-- Short problem --
Transcribe the material verbatim in full; the pictures do not belong in the copy.
▬▬▬
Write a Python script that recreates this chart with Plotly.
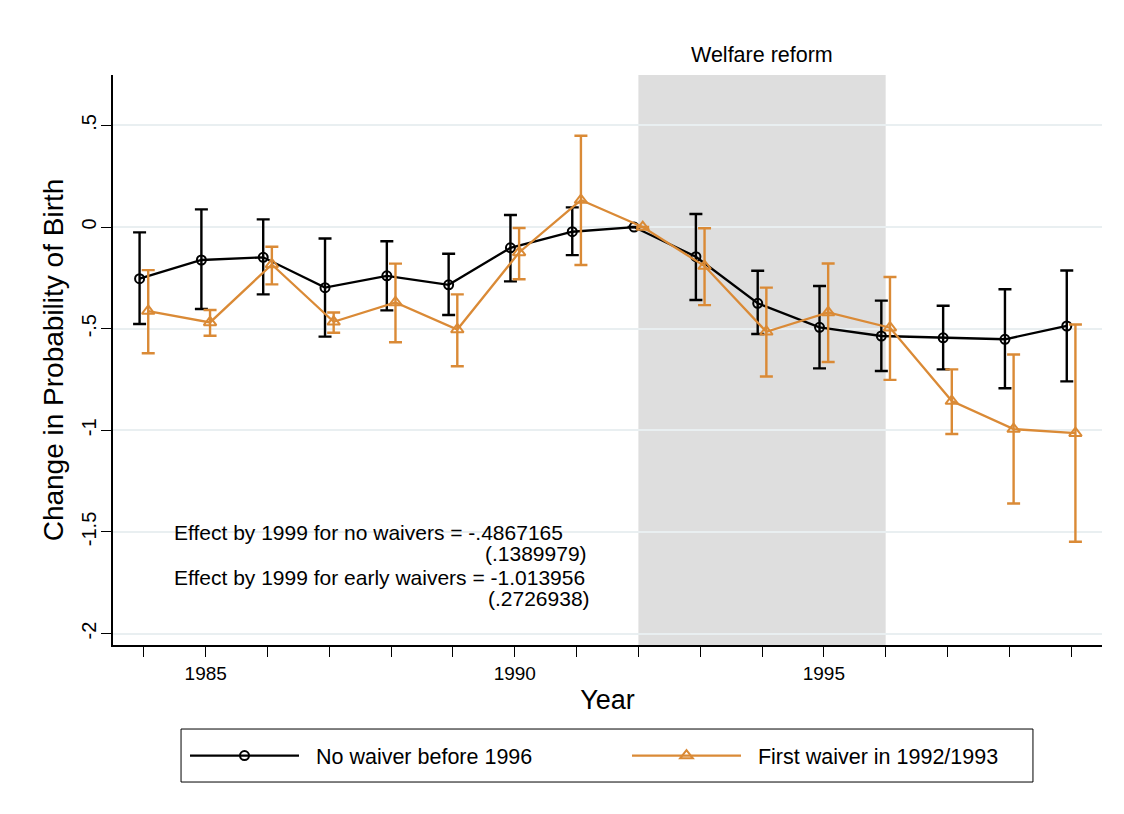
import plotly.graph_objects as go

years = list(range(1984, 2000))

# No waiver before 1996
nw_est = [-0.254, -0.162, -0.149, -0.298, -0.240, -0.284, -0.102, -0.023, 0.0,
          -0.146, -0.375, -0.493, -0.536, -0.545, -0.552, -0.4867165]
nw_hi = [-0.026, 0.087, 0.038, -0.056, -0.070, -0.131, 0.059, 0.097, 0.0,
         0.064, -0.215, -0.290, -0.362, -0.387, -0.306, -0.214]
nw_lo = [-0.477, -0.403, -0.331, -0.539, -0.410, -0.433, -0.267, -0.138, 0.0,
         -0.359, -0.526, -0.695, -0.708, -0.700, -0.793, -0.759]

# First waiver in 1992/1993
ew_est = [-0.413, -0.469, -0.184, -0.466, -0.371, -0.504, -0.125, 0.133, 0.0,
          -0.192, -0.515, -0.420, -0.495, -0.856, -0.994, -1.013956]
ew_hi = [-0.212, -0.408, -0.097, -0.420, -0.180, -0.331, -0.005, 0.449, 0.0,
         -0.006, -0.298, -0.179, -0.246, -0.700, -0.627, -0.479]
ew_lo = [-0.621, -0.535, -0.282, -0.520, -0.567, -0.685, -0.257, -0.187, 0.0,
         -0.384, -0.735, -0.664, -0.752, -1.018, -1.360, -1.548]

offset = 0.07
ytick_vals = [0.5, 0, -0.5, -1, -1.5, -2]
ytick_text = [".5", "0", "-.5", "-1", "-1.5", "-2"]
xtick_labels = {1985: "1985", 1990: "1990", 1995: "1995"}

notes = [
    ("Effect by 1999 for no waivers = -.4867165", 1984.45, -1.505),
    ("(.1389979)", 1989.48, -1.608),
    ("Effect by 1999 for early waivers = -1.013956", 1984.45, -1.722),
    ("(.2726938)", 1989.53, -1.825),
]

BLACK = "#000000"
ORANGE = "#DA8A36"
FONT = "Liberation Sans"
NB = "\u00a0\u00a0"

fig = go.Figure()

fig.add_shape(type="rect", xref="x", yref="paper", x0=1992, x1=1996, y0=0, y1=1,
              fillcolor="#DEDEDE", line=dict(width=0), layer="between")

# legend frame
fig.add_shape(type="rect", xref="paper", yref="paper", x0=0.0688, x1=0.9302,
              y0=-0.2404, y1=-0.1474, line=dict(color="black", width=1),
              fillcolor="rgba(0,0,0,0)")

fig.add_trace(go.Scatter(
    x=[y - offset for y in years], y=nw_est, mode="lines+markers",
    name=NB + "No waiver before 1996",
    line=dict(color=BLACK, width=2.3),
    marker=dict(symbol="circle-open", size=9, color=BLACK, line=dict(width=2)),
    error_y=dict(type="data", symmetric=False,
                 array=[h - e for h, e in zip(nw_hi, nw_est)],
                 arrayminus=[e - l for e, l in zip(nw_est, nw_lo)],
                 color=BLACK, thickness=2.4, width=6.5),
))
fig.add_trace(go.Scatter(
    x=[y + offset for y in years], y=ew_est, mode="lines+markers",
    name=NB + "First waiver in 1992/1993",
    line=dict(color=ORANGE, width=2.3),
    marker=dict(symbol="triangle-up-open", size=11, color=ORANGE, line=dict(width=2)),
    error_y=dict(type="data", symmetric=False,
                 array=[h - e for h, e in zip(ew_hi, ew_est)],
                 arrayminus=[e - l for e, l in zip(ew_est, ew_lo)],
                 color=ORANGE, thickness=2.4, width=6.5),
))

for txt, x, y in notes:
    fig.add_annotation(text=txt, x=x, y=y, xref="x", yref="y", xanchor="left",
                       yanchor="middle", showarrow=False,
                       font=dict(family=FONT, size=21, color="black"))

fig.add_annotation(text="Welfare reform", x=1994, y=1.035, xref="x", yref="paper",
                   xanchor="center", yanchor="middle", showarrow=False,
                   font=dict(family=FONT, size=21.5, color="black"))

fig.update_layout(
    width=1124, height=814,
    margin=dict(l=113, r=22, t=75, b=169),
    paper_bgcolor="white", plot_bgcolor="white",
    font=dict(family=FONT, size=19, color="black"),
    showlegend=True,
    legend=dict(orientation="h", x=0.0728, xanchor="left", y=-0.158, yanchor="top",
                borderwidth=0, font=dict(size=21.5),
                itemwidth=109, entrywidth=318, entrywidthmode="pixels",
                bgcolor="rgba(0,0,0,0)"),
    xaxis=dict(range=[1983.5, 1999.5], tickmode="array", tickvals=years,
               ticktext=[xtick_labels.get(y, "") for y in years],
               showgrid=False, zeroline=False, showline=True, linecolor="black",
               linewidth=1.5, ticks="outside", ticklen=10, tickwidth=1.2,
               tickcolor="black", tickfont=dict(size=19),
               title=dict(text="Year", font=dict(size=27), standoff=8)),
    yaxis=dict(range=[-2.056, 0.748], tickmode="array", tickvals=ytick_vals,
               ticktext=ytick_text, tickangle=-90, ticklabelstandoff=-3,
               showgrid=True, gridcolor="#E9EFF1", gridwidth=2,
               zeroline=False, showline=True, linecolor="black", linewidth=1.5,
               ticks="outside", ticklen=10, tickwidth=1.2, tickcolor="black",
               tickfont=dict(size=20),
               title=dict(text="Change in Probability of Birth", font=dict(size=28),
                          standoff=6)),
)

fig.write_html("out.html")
▬▬▬
-- Full answer --
Write a Python script that recreates this chart with Plotly.
import plotly.graph_objects as go

years = list(range(1984, 2000))

# No waiver before 1996
nw_est = [-0.254, -0.162, -0.149, -0.298, -0.240, -0.284, -0.102, -0.023, 0.0,
          -0.146, -0.375, -0.493, -0.536, -0.545, -0.552, -0.4867165]
nw_hi = [-0.026, 0.087, 0.038, -0.056, -0.070, -0.131, 0.059, 0.097, 0.0,
         0.064, -0.215, -0.290, -0.362, -0.387, -0.306, -0.214]
nw_lo = [-0.477, -0.403, -0.331, -0.539, -0.410, -0.433, -0.267, -0.138, 0.0,
         -0.359, -0.526, -0.695, -0.708, -0.700, -0.793, -0.759]

# First waiver in 1992/1993
ew_est = [-0.413, -0.469, -0.184, -0.466, -0.371, -0.504, -0.125, 0.133, 0.0,
          -0.192, -0.515, -0.420, -0.495, -0.856, -0.994, -1.013956]
ew_hi = [-0.212, -0.408, -0.097, -0.420, -0.180, -0.331, -0.005, 0.449, 0.0,
         -0.006, -0.298, -0.179, -0.246, -0.700, -0.627, -0.479]
ew_lo = [-0.621, -0.535, -0.282, -0.520, -0.567, -0.685, -0.257, -0.187, 0.0,
         -0.384, -0.735, -0.664, -0.752, -1.018, -1.360, -1.548]

offset = 0.07
ytick_vals = [0.5, 0, -0.5, -1, -1.5, -2]
ytick_text = [".5", "0", "-.5", "-1", "-1.5", "-2"]
xtick_labels = {1985: "1985", 1990: "1990", 1995: "1995"}

notes = [
    ("Effect by 1999 for no waivers = -.4867165", 1984.45, -1.505),
    ("(.1389979)", 1989.48, -1.608),
    ("Effect by 1999 for early waivers = -1.013956", 1984.45, -1.722),
    ("(.2726938)", 1989.53, -1.825),
]

BLACK = "#000000"
ORANGE = "#DA8A36"
FONT = "Liberation Sans"
NB = "\u00a0\u00a0"

fig = go.Figure()

fig.add_shape(type="rect", xref="x", yref="paper", x0=1992, x1=1996, y0=0, y1=1,
              fillcolor="#DEDEDE", line=dict(width=0), layer="between")

# legend frame
fig.add_shape(type="rect", xref="paper", yref="paper", x0=0.0688, x1=0.9302,
              y0=-0.2404, y1=-0.1474, line=dict(color="black", width=1),
              fillcolor="rgba(0,0,0,0)")

fig.add_trace(go.Scatter(
    x=[y - offset for y in years], y=nw_est, mode="lines+markers",
    name=NB + "No waiver before 1996",
    line=dict(color=BLACK, width=2.3),
    marker=dict(symbol="circle-open", size=9, color=BLACK, line=dict(width=2)),
    error_y=dict(type="data", symmetric=False,
                 array=[h - e for h, e in zip(nw_hi, nw_est)],
                 arrayminus=[e - l for e, l in zip(nw_est, nw_lo)],
                 color=BLACK, thickness=2.4, width=6.5),
))
fig.add_trace(go.Scatter(
    x=[y + offset for y in years], y=ew_est, mode="lines+markers",
    name=NB + "First waiver in 1992/1993",
    line=dict(color=ORANGE, width=2.3),
    marker=dict(symbol="triangle-up-open", size=11, color=ORANGE, line=dict(width=2)),
    error_y=dict(type="data", symmetric=False,
                 array=[h - e for h, e in zip(ew_hi, ew_est)],
                 arrayminus=[e - l for e, l in zip(ew_est, ew_lo)],
                 color=ORANGE, thickness=2.4, width=6.5),
))

for txt, x, y in notes:
    fig.add_annotation(text=txt, x=x, y=y, xref="x", yref="y", xanchor="left",
                       yanchor="middle", showarrow=False,
                       font=dict(family=FONT, size=21, color="black"))

fig.add_annotation(text="Welfare reform", x=1994, y=1.035, xref="x", yref="paper",
                   xanchor="center", yanchor="middle", showarrow=False,
                   font=dict(family=FONT, size=21.5, color="black"))

fig.update_layout(
    width=1124, height=814,
    margin=dict(l=113, r=22, t=75, b=169),
    paper_bgcolor="white", plot_bgcolor="white",
    font=dict(family=FONT, size=19, color="black"),
    showlegend=True,
    legend=dict(orientation="h", x=0.0728, xanchor="left", y=-0.158, yanchor="top",
                borderwidth=0, font=dict(size=21.5),
                itemwidth=109, entrywidth=318, entrywidthmode="pixels",
                bgcolor="rgba(0,0,0,0)"),
    xaxis=dict(range=[1983.5, 1999.5], tickmode="array", tickvals=years,
               ticktext=[xtick_labels.get(y, "") for y in years],
               showgrid=False, zeroline=False, showline=True, linecolor="black",
               linewidth=1.5, ticks="outside", ticklen=10, tickwidth=1.2,
               tickcolor="black", tickfont=dict(size=19),
               title=dict(text="Year", font=dict(size=27), standoff=8)),
    yaxis=dict(range=[-2.056, 0.748], tickmode="array", tickvals=ytick_vals,
               ticktext=ytick_text, tickangle=-90, ticklabelstandoff=-3,
               showgrid=True, gridcolor="#E9EFF1", gridwidth=2,
               zeroline=False, showline=True, linecolor="black", linewidth=1.5,
               ticks="outside", ticklen=10, tickwidth=1.2, tickcolor="black",
               tickfont=dict(size=20),
               title=dict(text="Change in Probability of Birth", font=dict(size=28),
                          standoff=6)),
)

fig.write_html("out.html")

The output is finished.